Map Out Stakeholders
The first and most important step is to produce a stakeholder map. Put simply, this is a representation of everyone who has a stake in the project you’re undertaking, and depending on the work, it could span political figures, senior management in your company, the general public, suppliers or the press. Everyone who is affected by the end result of what you are doing should be included. Having this allows you to develop a communications plan to keep everyone in the loop and consult any relevant parties about developments along the way. What are their interests? What do they need to know from you? When should you release information? If your company has a marketing or PR department make sure to brief them from the beginning as they will know the best strategy to use. Discuss the needs and expectations of your different stakeholder groups. You can then create a scoping document. This maps out the expectations and deliverables as well as the budget you’ll have to work with and is vital for brokering agreement between parties with different aims and keeping the project in track, as well as helping you to assess the success of the project once completed.
Set Your Project Goals
The scoping document should make it clear what goals the project needs to deliver on. Once you have a clear idea of what these might be, you can rank them in order of importance. With overarching goals in place, it is them possible to break them down into milestones that you will need to hit along the way. This information shapes your project tracker and gives you an outline for the whole venture. Remember to make them SMART goals so that you can be sure they will be achieved. Depending on the size of the project, at this point it may be a good idea to divide up responsibilities and set individual goals for members of the project team.

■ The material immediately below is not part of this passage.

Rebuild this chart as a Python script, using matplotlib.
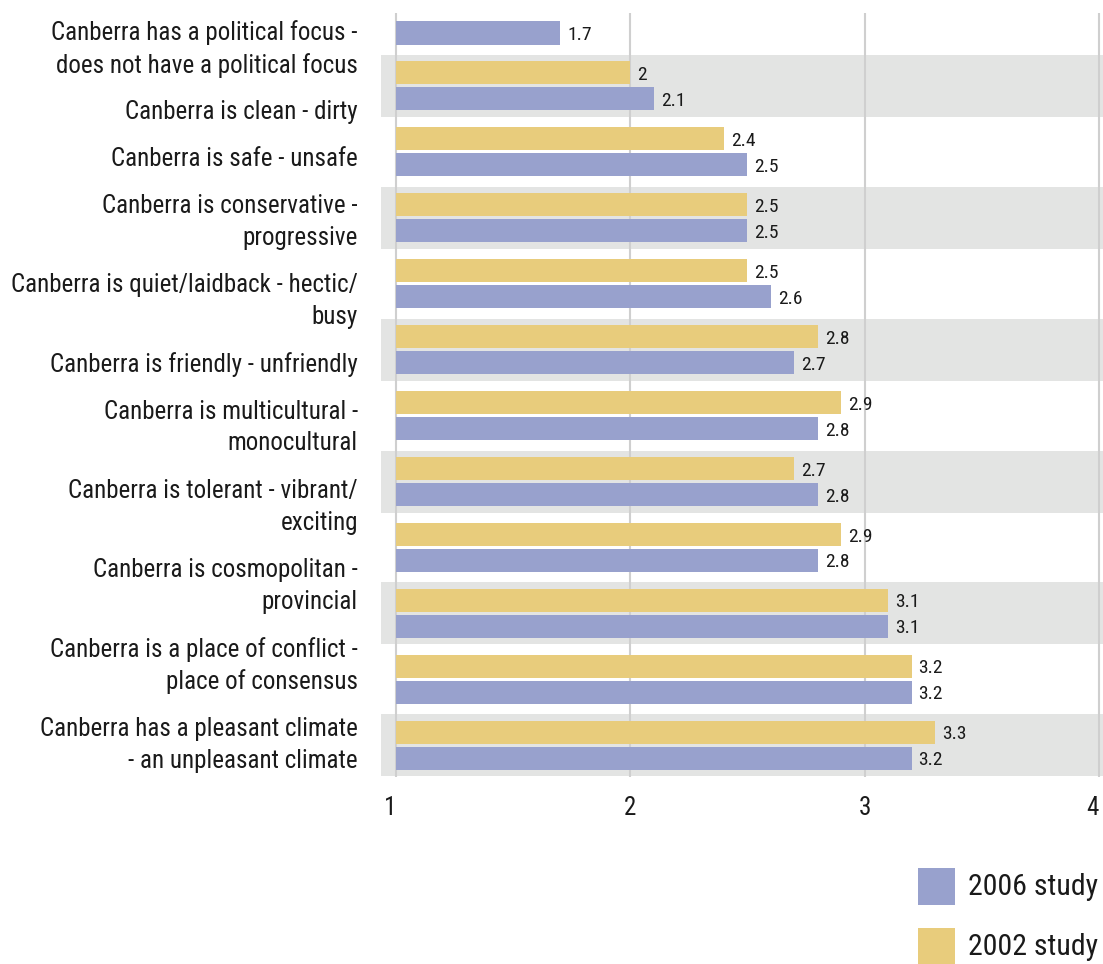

Setting Up A Project Tracker
The next step is to translate these milestones into steps for the project. These can be tracked in many different ways. Some people prefer to make a Gantt Chart that shows a timeline of events and a status by each activity. Or you may want to use cloud based project management software to keep things in check. A tool like Basecamp has a lot of handy features for measuring progress. Or, if your business has access to Microsoft 365 you could use the Planner tool to allocate tasks to staff and give you an overview of status. If you don’t use it, there are alternatives such as Slack they allow teams to collaborate remotely and track the project and all it’s associated tasks. Make sure that you diarise all the deadlines you have along the way so you can set reminders. You will also want to produce a project report on a regular basis so that you can keep your stakeholders updated on where everything stands and answer any concerns they might have. With a little practice, you’ll soon be managing projects like a pro!